To activate as much as possible what art education is good at being a place of creation, of imagination, of constructive experimentation… but at the same time a place of resistance and of dialogue. To further activate art as the collective conscience of our society. And what is needed now is not a silent conscience, but a highly engaged conscience ….”  

P E R F O R M A N C E 

“The form of the poem is like the form of a new public sphere, as the structure of a new idea. Looking for forms in the arts is like looking for new standards of what we may regard as a society, power, and so on.”

-Paolo Virno

 

After the performance, we initiate a 20-minute discussion with all those attending.

_the idea of the post collective was already born inside ODC_

The Post Collective offers an autonomous platform for co-creation, co-learning, and cultural activism for refugees, asylum seekers, sans papiers, and invited participants. It seeks to introduce a range of artistic, cultural, and employment opportunities as well as provide an overall collaborative environment for the participants regardless of their legal status

We at the post ODC collective believe that it is essential to create an environment where people like us do not struggle to get assimilated but strive to rethink and reconceptualize critically a future where the identity of the refugee is celebrated as Hannah Arendt would say: as “the vanguard of their peoples”, people who can think beyond the limits of the nation-states constructions, where “history is not a closed book to them”. for this to happen these people deserve a level of participation in the society that is not just filling in the gaps of representing diversity but allows them to take active control as stakeholders. 

The agency and existential empowerment of the individual “arise only when people act together” and, as such, the collective seeks to forge ongoing connections and modes of exchange with other groups and organizations. 

This call allows us to ask questions and to do the inviting rather than just getting invited to be present. As Tania Cañas would stress “This is a conceptual shift from working for the community, and not even with, but as a community.” 

We should have a number of points and questions ready that we can use to initiate discussion if need be. Important is to try to bring Post Collective and ODC into comparison/relation to the goals and methods of The Alliance and the different issues raised at Mechelen.

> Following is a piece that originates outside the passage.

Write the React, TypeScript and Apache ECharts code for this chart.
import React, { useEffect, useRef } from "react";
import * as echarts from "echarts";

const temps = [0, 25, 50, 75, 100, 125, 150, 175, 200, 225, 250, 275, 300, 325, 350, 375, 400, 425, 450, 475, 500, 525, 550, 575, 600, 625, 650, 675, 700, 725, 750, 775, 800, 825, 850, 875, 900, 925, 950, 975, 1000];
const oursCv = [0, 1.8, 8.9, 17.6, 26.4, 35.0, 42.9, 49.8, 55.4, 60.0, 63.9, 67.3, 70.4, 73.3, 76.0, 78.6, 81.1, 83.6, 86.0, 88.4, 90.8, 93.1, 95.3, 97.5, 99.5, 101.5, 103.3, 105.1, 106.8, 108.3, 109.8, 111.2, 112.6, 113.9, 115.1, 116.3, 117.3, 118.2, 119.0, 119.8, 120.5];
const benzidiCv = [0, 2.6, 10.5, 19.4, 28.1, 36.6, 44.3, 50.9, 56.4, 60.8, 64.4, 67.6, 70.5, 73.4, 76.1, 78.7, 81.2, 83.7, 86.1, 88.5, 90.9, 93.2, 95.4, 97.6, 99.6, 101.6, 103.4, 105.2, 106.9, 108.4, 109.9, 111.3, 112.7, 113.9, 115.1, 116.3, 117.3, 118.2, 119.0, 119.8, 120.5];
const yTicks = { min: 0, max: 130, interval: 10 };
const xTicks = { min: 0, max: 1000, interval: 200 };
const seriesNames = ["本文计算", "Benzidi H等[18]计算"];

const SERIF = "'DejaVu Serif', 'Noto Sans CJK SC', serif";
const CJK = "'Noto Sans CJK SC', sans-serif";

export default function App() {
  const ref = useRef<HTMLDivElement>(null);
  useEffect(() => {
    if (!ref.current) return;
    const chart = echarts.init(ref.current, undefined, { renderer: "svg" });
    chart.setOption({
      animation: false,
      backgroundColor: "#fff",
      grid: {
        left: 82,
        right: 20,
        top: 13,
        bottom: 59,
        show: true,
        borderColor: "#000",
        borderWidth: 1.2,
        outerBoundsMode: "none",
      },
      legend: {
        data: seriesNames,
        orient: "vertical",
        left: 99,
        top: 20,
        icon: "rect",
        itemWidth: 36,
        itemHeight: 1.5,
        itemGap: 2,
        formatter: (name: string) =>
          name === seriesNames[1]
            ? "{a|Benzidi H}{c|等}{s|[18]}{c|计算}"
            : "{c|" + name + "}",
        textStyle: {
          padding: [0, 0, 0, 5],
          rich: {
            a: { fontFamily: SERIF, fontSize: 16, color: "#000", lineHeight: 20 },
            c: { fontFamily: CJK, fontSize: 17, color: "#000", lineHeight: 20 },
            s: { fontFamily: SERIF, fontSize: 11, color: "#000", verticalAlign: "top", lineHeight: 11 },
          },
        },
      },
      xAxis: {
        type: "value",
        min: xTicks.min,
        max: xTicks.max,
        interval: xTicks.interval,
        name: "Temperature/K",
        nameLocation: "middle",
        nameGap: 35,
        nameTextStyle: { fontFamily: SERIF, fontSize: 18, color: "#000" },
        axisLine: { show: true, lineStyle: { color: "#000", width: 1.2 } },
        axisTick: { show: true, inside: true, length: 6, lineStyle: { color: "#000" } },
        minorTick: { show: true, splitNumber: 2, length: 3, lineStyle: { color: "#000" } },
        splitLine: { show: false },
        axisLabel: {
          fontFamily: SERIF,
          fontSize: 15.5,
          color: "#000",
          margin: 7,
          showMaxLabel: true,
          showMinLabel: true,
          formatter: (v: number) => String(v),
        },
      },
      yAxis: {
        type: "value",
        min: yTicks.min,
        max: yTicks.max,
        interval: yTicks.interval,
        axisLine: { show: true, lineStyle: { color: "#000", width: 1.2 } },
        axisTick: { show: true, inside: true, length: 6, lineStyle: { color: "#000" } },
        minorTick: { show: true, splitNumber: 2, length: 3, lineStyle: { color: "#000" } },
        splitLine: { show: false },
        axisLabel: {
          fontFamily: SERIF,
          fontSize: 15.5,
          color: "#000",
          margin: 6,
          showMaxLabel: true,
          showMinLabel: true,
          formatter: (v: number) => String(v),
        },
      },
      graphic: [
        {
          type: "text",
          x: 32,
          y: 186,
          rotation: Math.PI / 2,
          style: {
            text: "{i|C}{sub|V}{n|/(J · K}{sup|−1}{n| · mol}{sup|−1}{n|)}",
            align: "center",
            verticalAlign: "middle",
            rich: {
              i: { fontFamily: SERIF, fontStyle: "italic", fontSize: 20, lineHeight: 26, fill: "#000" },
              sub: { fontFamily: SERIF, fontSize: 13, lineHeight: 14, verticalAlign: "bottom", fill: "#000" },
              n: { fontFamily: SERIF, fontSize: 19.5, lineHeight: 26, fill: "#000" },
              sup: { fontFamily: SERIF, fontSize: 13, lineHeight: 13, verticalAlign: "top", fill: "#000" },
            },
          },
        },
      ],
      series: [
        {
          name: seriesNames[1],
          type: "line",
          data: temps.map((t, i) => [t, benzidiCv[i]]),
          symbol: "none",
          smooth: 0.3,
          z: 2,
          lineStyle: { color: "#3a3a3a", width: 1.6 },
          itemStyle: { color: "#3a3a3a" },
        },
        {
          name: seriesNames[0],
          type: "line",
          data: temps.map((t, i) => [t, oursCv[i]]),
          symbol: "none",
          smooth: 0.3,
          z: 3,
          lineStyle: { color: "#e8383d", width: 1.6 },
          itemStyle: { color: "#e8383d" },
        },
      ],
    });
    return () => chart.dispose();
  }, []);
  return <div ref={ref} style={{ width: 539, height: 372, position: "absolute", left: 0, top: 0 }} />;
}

How members of the alliance can take action and provide space for research, exploration, and partnership for such projects to exist and to not stay in the margins of education/art and design? Mention the Kunsthal application maybe? Also the example of the post collective teaching in the next ODC 2019.
How institutions can help a project as the post collective to find its way?
Is there someone in the alliance with expertise in financial management? Is there a legal status that can help us develop the post collective as we imagine it? Should it be an art project or an organization? Speak about the idea of Mirra of organizing workshops of exchange.
Taking on the example of the critique of the silent university where the power it created was monopolized by the most recognizable, already with agency members -How can we distribute the power but also seek support from powerful allies? 
How do we deal with the black or invisible work of those sans papiers? Are there sustainable alternatives?
As an individual, you cannot have access to education if you do not have legal papers, but you can get a visa if you are accepted in a school. Is there a way through this for sans-papiers to gain legal status and proceed in higher education? How could we create such solidarity hacks?